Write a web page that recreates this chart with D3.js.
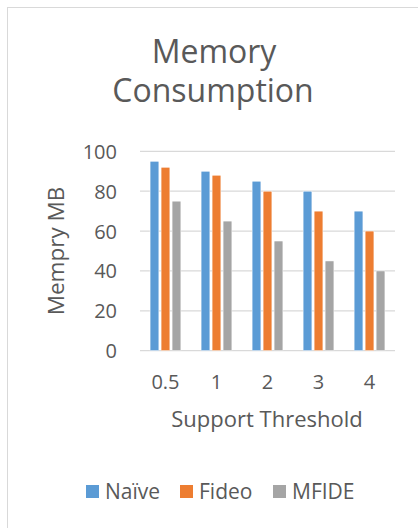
==
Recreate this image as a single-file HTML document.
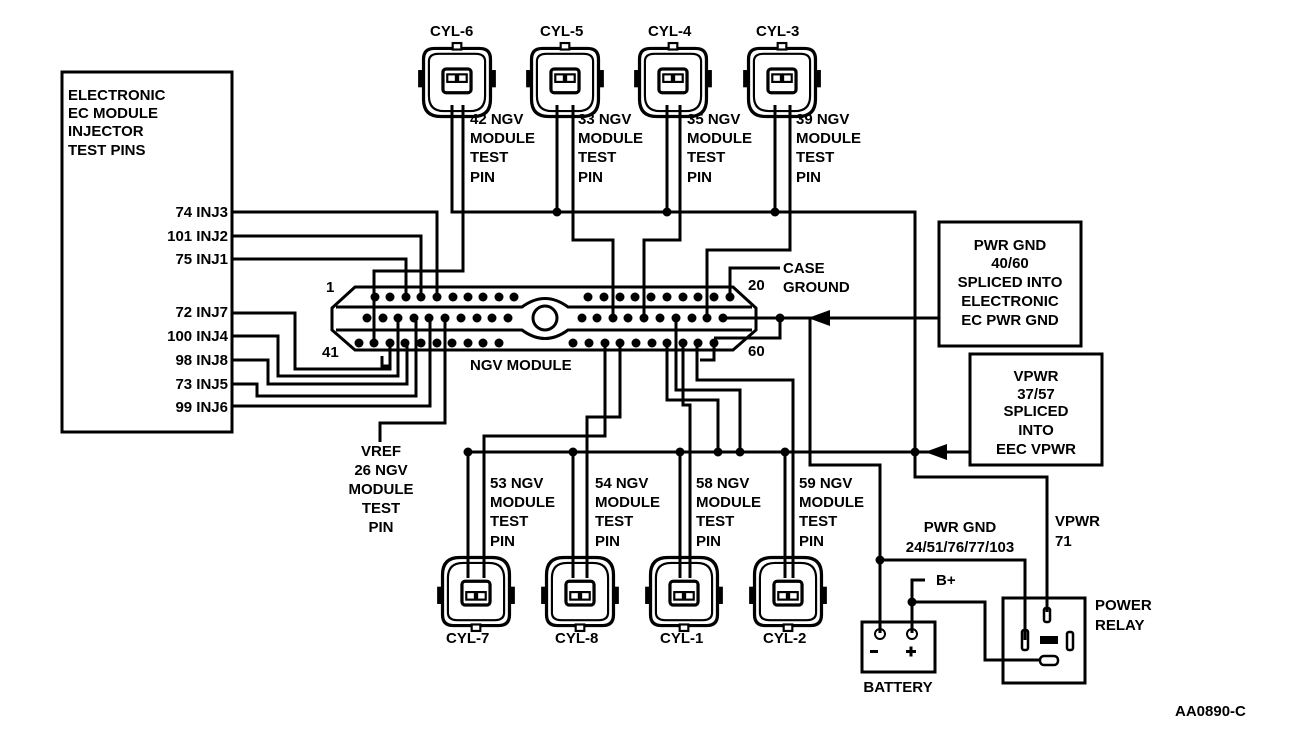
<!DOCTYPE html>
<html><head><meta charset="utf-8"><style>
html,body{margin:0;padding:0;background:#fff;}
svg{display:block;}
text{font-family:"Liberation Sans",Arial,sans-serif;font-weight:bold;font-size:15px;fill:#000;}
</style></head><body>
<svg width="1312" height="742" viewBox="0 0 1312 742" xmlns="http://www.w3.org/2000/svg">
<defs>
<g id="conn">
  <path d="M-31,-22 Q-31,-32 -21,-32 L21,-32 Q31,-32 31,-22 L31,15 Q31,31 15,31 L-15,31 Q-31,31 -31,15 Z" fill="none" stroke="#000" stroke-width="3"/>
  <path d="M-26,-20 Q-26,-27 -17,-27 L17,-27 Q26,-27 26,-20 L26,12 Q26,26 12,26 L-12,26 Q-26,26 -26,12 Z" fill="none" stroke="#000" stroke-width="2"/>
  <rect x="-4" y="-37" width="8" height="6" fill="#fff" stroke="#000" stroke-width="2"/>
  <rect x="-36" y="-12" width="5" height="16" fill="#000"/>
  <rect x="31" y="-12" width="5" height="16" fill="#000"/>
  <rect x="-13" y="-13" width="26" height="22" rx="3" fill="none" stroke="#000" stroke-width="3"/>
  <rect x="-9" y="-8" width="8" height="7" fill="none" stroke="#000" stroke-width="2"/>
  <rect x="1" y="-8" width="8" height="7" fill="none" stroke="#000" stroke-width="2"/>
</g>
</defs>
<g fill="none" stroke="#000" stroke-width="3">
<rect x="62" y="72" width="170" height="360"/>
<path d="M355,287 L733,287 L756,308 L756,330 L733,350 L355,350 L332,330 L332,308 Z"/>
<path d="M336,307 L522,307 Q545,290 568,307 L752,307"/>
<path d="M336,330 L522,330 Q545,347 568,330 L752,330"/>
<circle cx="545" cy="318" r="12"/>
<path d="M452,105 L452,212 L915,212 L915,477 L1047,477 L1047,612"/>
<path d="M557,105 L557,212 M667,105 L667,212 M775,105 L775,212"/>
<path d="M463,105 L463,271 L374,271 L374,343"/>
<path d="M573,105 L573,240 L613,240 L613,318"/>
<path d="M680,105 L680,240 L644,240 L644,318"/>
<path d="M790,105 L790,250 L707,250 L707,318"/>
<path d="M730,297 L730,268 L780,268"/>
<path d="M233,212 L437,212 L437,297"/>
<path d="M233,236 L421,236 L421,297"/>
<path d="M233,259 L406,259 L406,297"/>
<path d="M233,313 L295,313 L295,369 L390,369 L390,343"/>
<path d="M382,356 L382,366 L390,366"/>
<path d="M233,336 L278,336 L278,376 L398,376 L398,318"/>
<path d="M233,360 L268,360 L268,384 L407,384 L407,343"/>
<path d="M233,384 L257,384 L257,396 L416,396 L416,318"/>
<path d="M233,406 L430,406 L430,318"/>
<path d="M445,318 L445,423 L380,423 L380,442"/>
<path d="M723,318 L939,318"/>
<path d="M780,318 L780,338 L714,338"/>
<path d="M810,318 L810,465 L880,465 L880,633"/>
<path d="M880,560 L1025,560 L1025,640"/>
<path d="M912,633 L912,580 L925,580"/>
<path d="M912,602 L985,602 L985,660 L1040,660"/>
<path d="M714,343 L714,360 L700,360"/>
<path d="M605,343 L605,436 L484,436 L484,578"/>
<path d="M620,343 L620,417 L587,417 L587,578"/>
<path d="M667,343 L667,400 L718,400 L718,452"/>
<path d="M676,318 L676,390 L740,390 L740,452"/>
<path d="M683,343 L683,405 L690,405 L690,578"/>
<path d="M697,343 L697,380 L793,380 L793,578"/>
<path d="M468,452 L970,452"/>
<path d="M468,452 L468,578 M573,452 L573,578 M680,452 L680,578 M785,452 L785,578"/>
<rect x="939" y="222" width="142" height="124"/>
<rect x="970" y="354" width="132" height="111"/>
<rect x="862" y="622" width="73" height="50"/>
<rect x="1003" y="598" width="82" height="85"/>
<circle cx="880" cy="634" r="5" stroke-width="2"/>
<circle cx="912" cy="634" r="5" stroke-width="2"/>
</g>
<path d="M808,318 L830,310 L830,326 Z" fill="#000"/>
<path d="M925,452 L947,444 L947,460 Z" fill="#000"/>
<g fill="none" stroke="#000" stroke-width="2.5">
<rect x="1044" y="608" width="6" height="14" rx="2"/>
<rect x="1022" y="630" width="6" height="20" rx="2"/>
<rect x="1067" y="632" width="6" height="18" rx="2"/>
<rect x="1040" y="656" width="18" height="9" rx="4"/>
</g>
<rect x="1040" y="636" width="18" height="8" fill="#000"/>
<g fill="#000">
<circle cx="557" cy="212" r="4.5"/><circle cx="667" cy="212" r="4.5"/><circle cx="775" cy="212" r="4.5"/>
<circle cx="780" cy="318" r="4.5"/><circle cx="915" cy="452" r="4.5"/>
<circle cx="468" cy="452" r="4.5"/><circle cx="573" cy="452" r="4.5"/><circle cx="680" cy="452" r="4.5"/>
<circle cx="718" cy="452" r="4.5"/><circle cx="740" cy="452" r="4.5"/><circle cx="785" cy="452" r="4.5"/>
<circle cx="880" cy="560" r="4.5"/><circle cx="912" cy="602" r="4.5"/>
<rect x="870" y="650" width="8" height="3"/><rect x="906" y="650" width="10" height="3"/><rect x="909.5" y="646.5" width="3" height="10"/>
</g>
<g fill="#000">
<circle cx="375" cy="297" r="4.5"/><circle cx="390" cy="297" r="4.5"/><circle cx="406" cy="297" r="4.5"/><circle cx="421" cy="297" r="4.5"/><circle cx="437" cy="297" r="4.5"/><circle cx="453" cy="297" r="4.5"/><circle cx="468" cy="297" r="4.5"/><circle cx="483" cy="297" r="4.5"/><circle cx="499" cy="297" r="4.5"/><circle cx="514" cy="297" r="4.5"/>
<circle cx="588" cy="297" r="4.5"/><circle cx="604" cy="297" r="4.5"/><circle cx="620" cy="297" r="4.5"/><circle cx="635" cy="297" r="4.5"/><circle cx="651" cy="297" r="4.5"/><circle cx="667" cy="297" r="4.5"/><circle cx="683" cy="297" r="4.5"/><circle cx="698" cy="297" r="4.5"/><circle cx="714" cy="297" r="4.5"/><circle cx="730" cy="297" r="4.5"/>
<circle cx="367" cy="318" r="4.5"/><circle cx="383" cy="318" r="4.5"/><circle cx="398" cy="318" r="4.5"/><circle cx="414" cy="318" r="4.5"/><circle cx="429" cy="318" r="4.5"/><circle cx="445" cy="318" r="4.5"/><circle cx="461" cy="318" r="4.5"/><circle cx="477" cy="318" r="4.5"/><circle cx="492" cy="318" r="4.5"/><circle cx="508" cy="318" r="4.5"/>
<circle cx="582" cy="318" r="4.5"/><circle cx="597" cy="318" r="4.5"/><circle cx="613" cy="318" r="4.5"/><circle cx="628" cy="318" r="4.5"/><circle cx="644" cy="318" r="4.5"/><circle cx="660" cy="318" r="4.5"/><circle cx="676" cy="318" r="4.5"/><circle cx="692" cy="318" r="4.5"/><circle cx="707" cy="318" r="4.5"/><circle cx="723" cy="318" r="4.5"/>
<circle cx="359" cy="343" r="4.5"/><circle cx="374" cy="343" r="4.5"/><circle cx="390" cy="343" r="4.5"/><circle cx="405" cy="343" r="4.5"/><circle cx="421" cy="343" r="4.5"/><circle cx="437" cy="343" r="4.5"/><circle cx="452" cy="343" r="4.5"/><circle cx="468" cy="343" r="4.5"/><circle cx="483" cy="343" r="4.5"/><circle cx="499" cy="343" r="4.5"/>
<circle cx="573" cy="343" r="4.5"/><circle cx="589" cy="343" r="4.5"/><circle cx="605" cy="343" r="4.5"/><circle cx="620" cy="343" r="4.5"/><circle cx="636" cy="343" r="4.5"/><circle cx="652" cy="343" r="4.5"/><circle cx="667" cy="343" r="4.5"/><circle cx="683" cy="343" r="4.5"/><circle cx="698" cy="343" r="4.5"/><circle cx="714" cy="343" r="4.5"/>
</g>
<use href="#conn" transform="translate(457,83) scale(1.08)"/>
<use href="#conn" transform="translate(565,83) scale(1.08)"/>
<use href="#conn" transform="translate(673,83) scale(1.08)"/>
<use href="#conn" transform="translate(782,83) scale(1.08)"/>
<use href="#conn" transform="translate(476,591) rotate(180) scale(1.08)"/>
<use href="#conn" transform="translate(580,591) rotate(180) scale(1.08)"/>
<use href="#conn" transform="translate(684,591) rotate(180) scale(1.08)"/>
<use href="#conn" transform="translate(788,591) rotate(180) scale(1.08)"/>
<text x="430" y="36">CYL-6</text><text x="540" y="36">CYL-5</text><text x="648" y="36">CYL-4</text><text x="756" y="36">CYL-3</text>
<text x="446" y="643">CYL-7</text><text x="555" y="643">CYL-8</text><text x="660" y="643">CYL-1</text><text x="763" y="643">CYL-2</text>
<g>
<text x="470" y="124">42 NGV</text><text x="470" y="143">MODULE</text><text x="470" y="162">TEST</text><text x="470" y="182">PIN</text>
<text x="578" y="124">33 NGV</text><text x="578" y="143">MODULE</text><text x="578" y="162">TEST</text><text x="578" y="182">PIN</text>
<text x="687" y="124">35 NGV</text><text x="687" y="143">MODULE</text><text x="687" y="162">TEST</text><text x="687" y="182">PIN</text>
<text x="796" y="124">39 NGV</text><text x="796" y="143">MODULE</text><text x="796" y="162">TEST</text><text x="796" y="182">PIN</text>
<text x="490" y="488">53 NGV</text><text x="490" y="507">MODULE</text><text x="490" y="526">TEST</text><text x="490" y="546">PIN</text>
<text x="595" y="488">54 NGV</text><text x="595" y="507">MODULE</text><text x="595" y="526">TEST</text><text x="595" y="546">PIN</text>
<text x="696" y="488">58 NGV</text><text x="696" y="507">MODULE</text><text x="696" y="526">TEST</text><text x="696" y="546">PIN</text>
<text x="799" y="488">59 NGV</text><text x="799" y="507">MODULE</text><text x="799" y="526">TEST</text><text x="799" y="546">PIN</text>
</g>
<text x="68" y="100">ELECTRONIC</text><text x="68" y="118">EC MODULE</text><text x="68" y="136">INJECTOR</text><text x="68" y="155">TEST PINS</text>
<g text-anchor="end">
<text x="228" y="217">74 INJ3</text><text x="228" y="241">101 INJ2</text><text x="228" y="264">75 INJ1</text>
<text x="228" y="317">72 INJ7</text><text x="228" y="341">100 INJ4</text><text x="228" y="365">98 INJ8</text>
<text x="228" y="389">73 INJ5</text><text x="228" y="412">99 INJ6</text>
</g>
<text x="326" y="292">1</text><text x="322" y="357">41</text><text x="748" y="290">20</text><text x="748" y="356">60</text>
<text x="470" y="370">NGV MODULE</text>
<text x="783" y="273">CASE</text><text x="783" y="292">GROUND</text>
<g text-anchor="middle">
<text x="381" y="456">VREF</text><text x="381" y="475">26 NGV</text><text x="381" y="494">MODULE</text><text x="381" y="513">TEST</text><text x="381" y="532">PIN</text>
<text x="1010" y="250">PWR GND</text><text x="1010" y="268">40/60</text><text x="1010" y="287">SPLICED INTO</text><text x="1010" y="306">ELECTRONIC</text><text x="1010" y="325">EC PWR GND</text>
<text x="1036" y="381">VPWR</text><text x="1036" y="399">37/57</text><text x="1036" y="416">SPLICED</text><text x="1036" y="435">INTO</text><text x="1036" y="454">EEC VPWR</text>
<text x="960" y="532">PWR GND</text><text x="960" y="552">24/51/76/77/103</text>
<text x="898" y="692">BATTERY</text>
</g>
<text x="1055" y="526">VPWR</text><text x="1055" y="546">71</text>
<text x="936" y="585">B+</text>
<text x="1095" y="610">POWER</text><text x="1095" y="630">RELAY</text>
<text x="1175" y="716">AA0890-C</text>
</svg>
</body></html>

* Work required: In the entries above, find every line holding the word "this" and copy it out.

* Exercise answer:
Write a web page that recreates this chart with D3.js.
Recreate this image as a single-file HTML document.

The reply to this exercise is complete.